Q: What do you mean "fit"?

A: Well, the main thing about these killings looks to be that all the deaths resembled Nam-style casualties, the equipment, the methods, everything. Over there, nobody got killed the way this guy did. It's not playing by the rules. Also, if there were two guys up there, only one of them could have been Michael, and everybody's saying he did it by himself. And even if it was two guys, visibility for the guy firing would be really limited. He'd be leaning over one side of the plane, firing a weapon that probably wasn't mounted, so that makes your chances of accuracy pretty low.

Q: Do you think Michael knew how to fly a plane?

A: I have no idea. The plane killing was the trickiest of the bunch, no doubt about it. To pick off one guy when others were standing right near by, that's a hell of a job, very fancy maneuvering. You've gotta fly in there real low and also be going slow enough to fire dead on. You sure wouldn't ordinarily do that to single out one target.

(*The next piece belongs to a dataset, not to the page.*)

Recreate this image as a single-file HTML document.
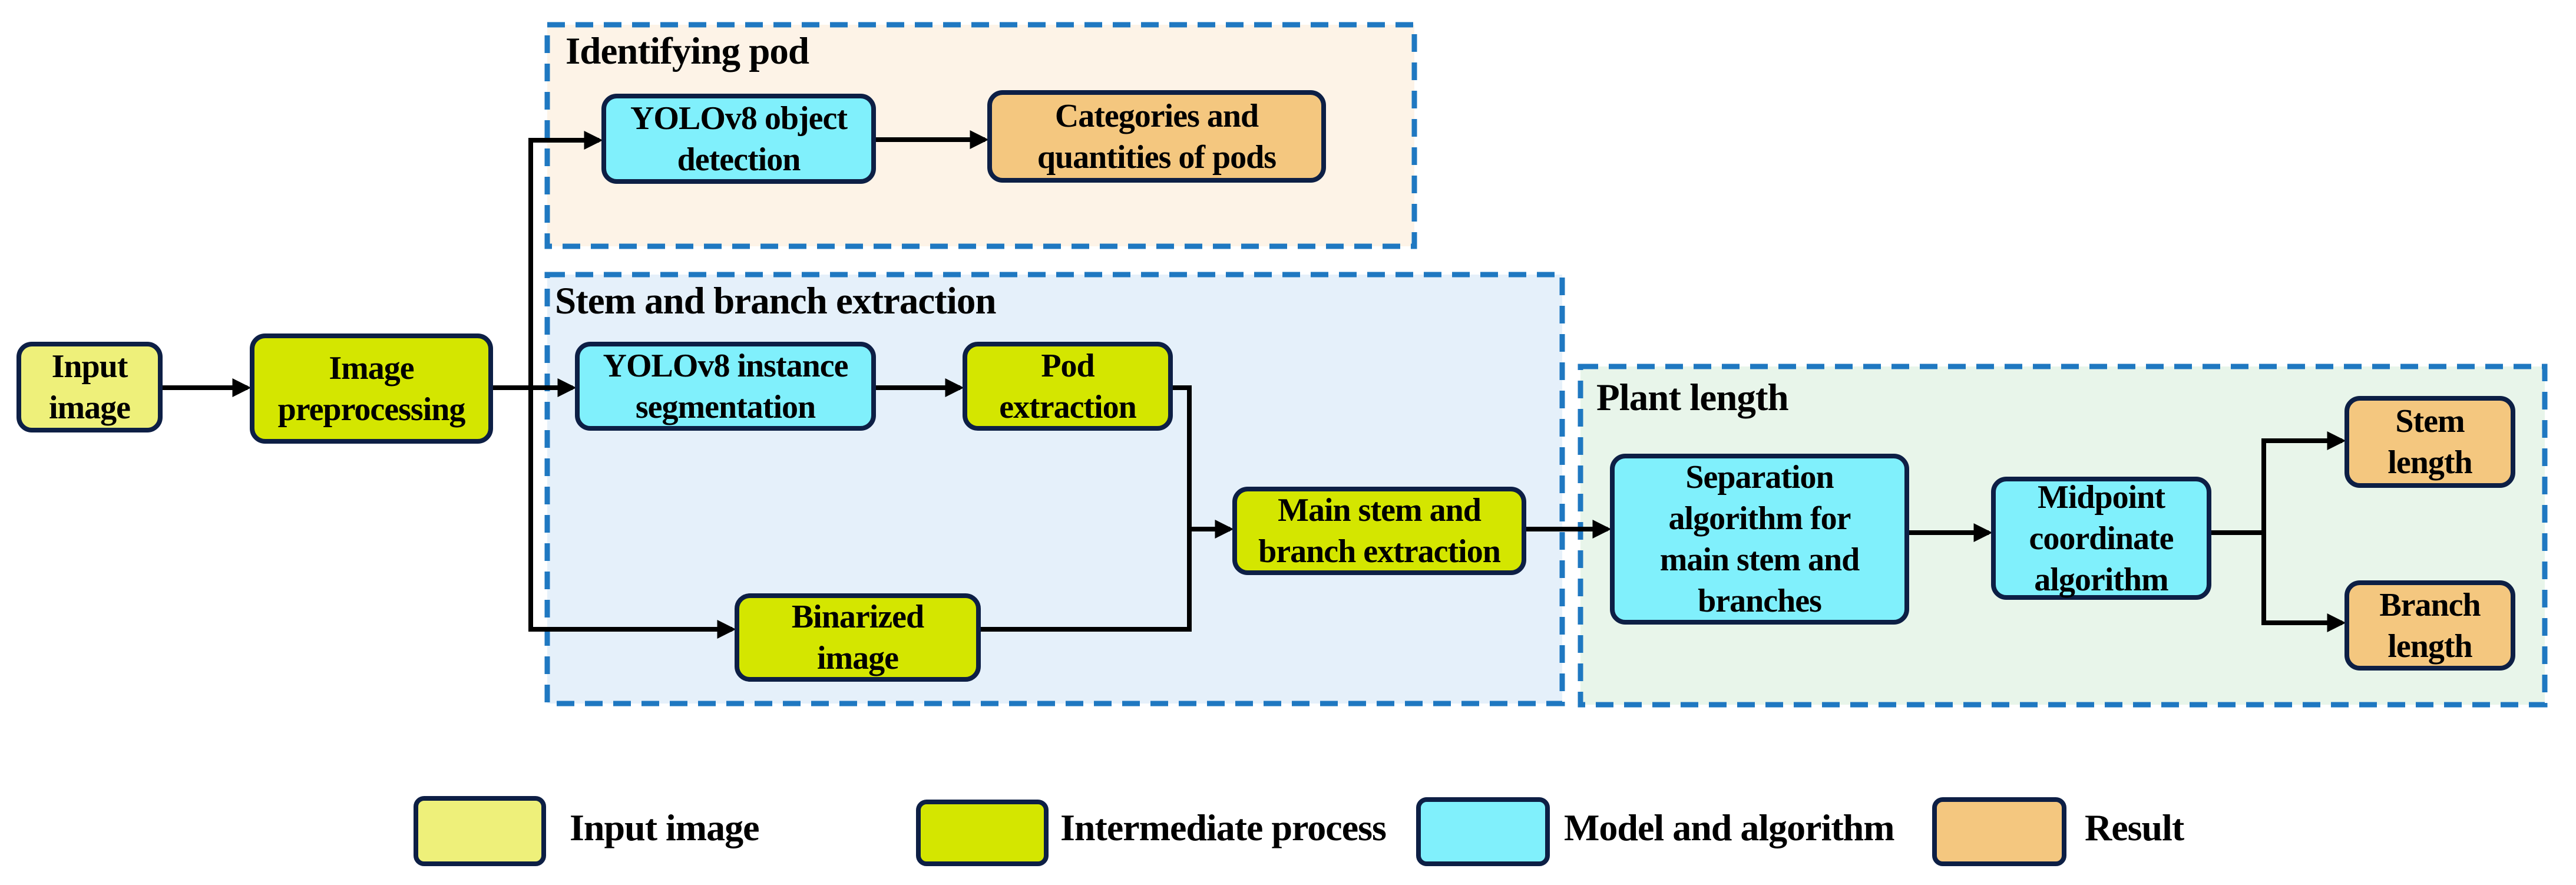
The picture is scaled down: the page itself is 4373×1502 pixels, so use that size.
<!DOCTYPE html>
<html><head><meta charset="utf-8"><style>
body{margin:0;width:4373px;height:1502px;background:#fff;position:relative;overflow:hidden;font-family:"Liberation Serif","DejaVu Serif",serif;font-weight:bold;}
.n{position:absolute;box-sizing:border-box;border:8px solid #0d1f45;border-radius:26px;display:flex;align-items:center;justify-content:center;text-align:center;font-size:56px;line-height:70px;color:#000;letter-spacing:-1px;font-family:"Liberation Serif","DejaVu Serif",serif;white-space:nowrap;}
.t{position:absolute;font-size:65px;letter-spacing:-1px;font-family:"Liberation Serif","DejaVu Serif",serif;white-space:nowrap;}
.lt{position:absolute;font-size:64px;letter-spacing:-1px;top:1368px;font-family:"Liberation Serif","DejaVu Serif",serif;white-space:nowrap;}
.I{background:#eef07a}.M{background:#d4e600}.A{background:#80f0fc}.R{background:#f4c77f}
</style></head><body>
<svg width="4373" height="1502" style="position:absolute;left:0;top:0">
<rect x="929" y="42" width="1472" height="376" fill="#fdf3e7" stroke="#1f78c1" stroke-width="9" stroke-dasharray="30 18"/>
<rect x="929" y="466" width="1723" height="728" fill="#e5f0fa" stroke="#1f78c1" stroke-width="9" stroke-dasharray="30 18"/>
<rect x="2683" y="622" width="1637" height="574" fill="#e8f5ea" stroke="#1f78c1" stroke-width="9" stroke-dasharray="30 18"/>
<defs><marker id="a" markerWidth="4" markerHeight="4" refX="3.2" refY="2" orient="auto"><path d="M0,0 L4,2 L0,4 z" fill="#000"/></marker></defs>
<g stroke="#000" stroke-width="8" fill="none">
<line x1="276" y1="658" x2="420" y2="658" marker-end="url(#a)"/>
<line x1="837" y1="658" x2="972" y2="658" marker-end="url(#a)"/>
<polyline points="1017,238 901,238 901,1068 1243,1068" />
<line x1="901" y1="238" x2="1017" y2="238" marker-end="url(#a)"/>
<line x1="901" y1="1068" x2="1243" y2="1068" marker-end="url(#a)"/>
<line x1="1487" y1="237" x2="1672" y2="237" marker-end="url(#a)"/>
<line x1="1487" y1="658" x2="1630" y2="658" marker-end="url(#a)"/>
<polyline points="1991,658 2019,658 2019,1068 1665,1068"/>
<line x1="2019" y1="898" x2="2088" y2="898" marker-end="url(#a)"/>
<line x1="2591" y1="898" x2="2729" y2="898" marker-end="url(#a)"/>
<line x1="3241" y1="904" x2="3376" y2="904" marker-end="url(#a)"/>
<polyline points="3754,904 3843,904"/>
<polyline points="3976,748 3843,748 3843,1057 3976,1057"/>
<line x1="3843" y1="748" x2="3976" y2="748" marker-end="url(#a)"/>
<line x1="3843" y1="1057" x2="3976" y2="1057" marker-end="url(#a)"/>
</g></svg>
<div class="t" style="left:960px;top:50px">Identifying pod</div>
<div class="t" style="left:942px;top:474px">Stem and branch extraction</div>
<div class="t" style="left:2710px;top:638px">Plant length</div>
<div class="n I" style="left:28px;top:580px;width:248px;height:154px">Input<br>image</div>
<div class="n M" style="left:424px;top:566px;width:413px;height:187px">Image<br>preprocessing</div>
<div class="n A" style="left:1021px;top:159px;width:466px;height:153px">YOLOv8 object<br>detection</div>
<div class="n R" style="left:1676px;top:153px;width:575px;height:157px">Categories and<br>quantities of pods</div>
<div class="n A" style="left:976px;top:580px;width:511px;height:151px">YOLOv8 instance<br>segmentation</div>
<div class="n M" style="left:1634px;top:580px;width:357px;height:151px">Pod<br>extraction</div>
<div class="n M" style="left:1247px;top:1007px;width:418px;height:150px">Binarized<br>image</div>
<div class="n M" style="left:2092px;top:826px;width:499px;height:150px">Main stem and<br>branch extraction</div>
<div class="n A" style="left:2733px;top:770px;width:508px;height:290px">Separation<br>algorithm for<br>main stem and<br>branches</div>
<div class="n A" style="left:3380px;top:809px;width:374px;height:209px">Midpoint<br>coordinate<br>algorithm</div>
<div class="n R" style="left:3980px;top:672px;width:290px;height:156px">Stem<br>length</div>
<div class="n R" style="left:3980px;top:985px;width:290px;height:153px">Branch<br>length</div>
<div class="n I" style="left:702px;top:1351px;width:225px;height:119px;border-radius:18px"></div>
<div class="n M" style="left:1555px;top:1357px;width:225px;height:113px;border-radius:18px"></div>
<div class="n A" style="left:2404px;top:1353px;width:227px;height:117px;border-radius:18px"></div>
<div class="n R" style="left:3280px;top:1353px;width:228px;height:117px;border-radius:18px"></div>
<div class="lt" style="left:967px">Input image</div>
<div class="lt" style="left:1800px">Intermediate process</div>
<div class="lt" style="left:2655px">Model and algorithm</div>
<div class="lt" style="left:3539px">Result</div>
</body></html>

It would be the safe way to strafe some whole group, just to disperse them and wipe out as many as you could in a hurry. That's what makes this particular one crazy. It took so much skill to pull off, but it was a dumb way to do it in the first place. There's plenty of methods they didn't use in any of the five killings that could have worked pretty easily here. There were no knives or bayonets involved in any of the five, for instance. After grenades, that was probably the most common form of killing over there, if you're talking about personal combat, not counting bombing, I mean. If he wanted to, he could also have tried something with chemical defoliants. A couple of these guys owned farm land, that might have been a way to do it. Like I said, I'm not that imaginative a guy, but I think I'd have done a couple of numbers better than these if I worked on it a little. All I'm saying is the way these were done doesn't look as impressive to me as to some people. It is true, he was good at getting them all within so short a time, and he did take care of every one of the five, but after that, there's not much to brag about. It wasn't efficient enough, not by a long shot. It was a big show, like that Deerhunter movie.

Q: What do you mean?

A; That Russian roulette thing. I never heard of that happening, but when I saw the movie, that's sort of the way it felt. It didn't matter if it was true or not. If I really stop and think what I went through over there, it was definitely a hell hole I would like never to go back to, even if I got through it all right. When I saw people at that movie getting sick over what they were watching, that felt exactly right. The same with these murders.. Even the way they were sloppy and could have been screwed up, it was like being back there again. If it was Michael who was the perpetrator, then for that I've got to hand it to him. However the fuck he did it, he brought Vietnam to Yuba City. And I think that's all I want to say about this stuff.